Volatile mode is the mechanism the Undo Engine uses to address this problem. Conceptually it’s pretty simple — we can cause the replay process to fork() a new process (which we will also control using ptrace). This process contains the same state (shared with copy-on-write semantics) so changes to it will not harm our replay process.

A diagram showing a single supervisor process in the Undo Engine controlling a snapshot and also a “volatile child” that has been forked from it. Debug operations are redirected from the original snapshot to the volatile child. — While in Volatile mode, debug operations are directed to a forked placeholder process, instead of the snapshot we were previously debugging.

With this set up, we can allow GDB’s inferior call mechanism to proceed as normal and produce an answer for the user.

Catching inferior calls

One question remains — how do we get into and out of volatile mode? We need to activate it just before letting GDB do an inferior call, then clean it up afterwards so we can go back to normal time travel behavior.

The answer is in GDB’s Python event API — the events.inferior_call event registry can invoke a Python callback before and after an inferior call occurs. In concept, we simply hook these notifications to switch modes and GDB is able to otherwise proceed as normal.

In practice we do use the above functionality but volatile mode is activated more lazily. This minimizes any performance overheads, avoiding the mode switch in some cases.

Putting it all together

Having seen how this works in principle, let’s see the actual effect on our example:

$> udb ./a.out  
[...]
 
Reading symbols from a.out... 
not running> run 
Starting program: /home/mwilliamson/blog_posts/a.out  
Invalid cast. 
warning: Probes-based dynamic linker interface failed. 
Reverting to original interface. 
0 => 0 
1 => 1 
2 => 2 
3 => 3 
4 => 4 
 
Program received signal SIGSTOP, Stopped (signal). 
 
The program has exited, but is still being debugged. 
You can use UDB reverse commands to go backwards; see "help udb" for details. 
 
__GI__exit (status=status@entry=0) at ../sysdeps/unix/sysv/linux/_exit.c:30 
Downloading source file /usr/src/debug/glibc-2.33-21.fc34.x86_64/posix/../sysdeps/unix/sysv/linux/_exit.c... 
30            INLINE_SYSCALL (exit_group, 1, status);

We’ve allowed the program to run to completion here because we can easily rewind to inspect its state after the fact.

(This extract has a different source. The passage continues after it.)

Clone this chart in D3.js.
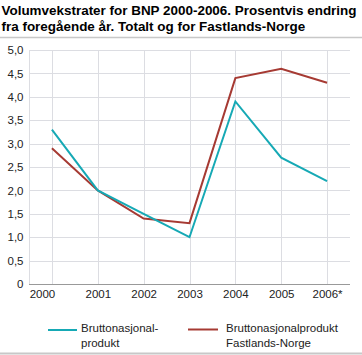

We’ll wind back to the start of main() so we can repeat our earlier inferior calls:

end 11,428> tbreak main 
Temporary breakpoint 1 at 0x401154: file counter.c, line 14. 
end 11,428> reverse-continue 
Continuing. 
 
Temporary breakpoint 1, main () at counter.c:14 
14          for (int i = 0; i < 5; i++) 
93% 10,685>

OK, now we’re ready to step through the loop and see what happens:

93% 10,685> next
16              printf("%d => %d\n", i, advance_counter(1)); 
93% 10,686> next
0 => 0 
14          for (int i = 0; i < 5; i++) 
96% 11,024> next
16              printf("%d => %d\n", i, advance_counter(1)); 
96% 11,025> next
1 => 1 
14          for (int i = 0; i < 5; i++) 
97% 11,109>

So far, this matches what we saw above. Now let’s try calling advance_counter(1) :

97% 11,109> print advance_counter(1) 
$1 = 2

Again, this matches the behaviour we saw with GDB. Let’s try it again:

97% 11,109> print advance_counter(1) 
$2 = 2

Now this is different. Our calls to advance_counter() are not building up side-effects — this is because the memory changes from each call are being caught and cleaned up by the Undo Engine’s volatile mode.

Even if we specify a huge increment, the rest of our debug session will unfold the way we originally recorded:

# This would increment all subsequent values by 1000
97% 11,109> print advance_counter(1000) 
$3 = 2
97% 11,109> continue
Continuing. 
2 => 2 
3 => 3 
4 => 4

Inferior calls can thus be used to ask “what if?” questions at replay time without disrupting the recorded history.

Gotchas

Due to the implementation of volatile mode, there are a few things to watch out for:

Volatile mode is always used for inferior calls — this means inferior calls in UDB will not have memory / register side-effects, even whilst recording the process for the first time.
Functions that rely on operating system resources (e.g. file descriptors other than stdin / stdout / stderr) existing will probably fail as these do not exist at replay time.
Functions that explicitly change external system state may still do so (e.g. an inferior function that invokes remove(pathname) to remove a path will attempt to do so on the local replay system — this is outside the sandboxing capabilities of volatile mode).
The system will not remain in volatile mode between inferior calls, so it is not possible to have separate commands use inferior calls that rely on each other (e.g. to allocate an object using one inferior call then pass it to a subsequent one).

Conclusions

Inferior function calls are very powerful in GDB and can be extremely useful during time travel debugging.

Look out for the gotchas above and make the most of the power available.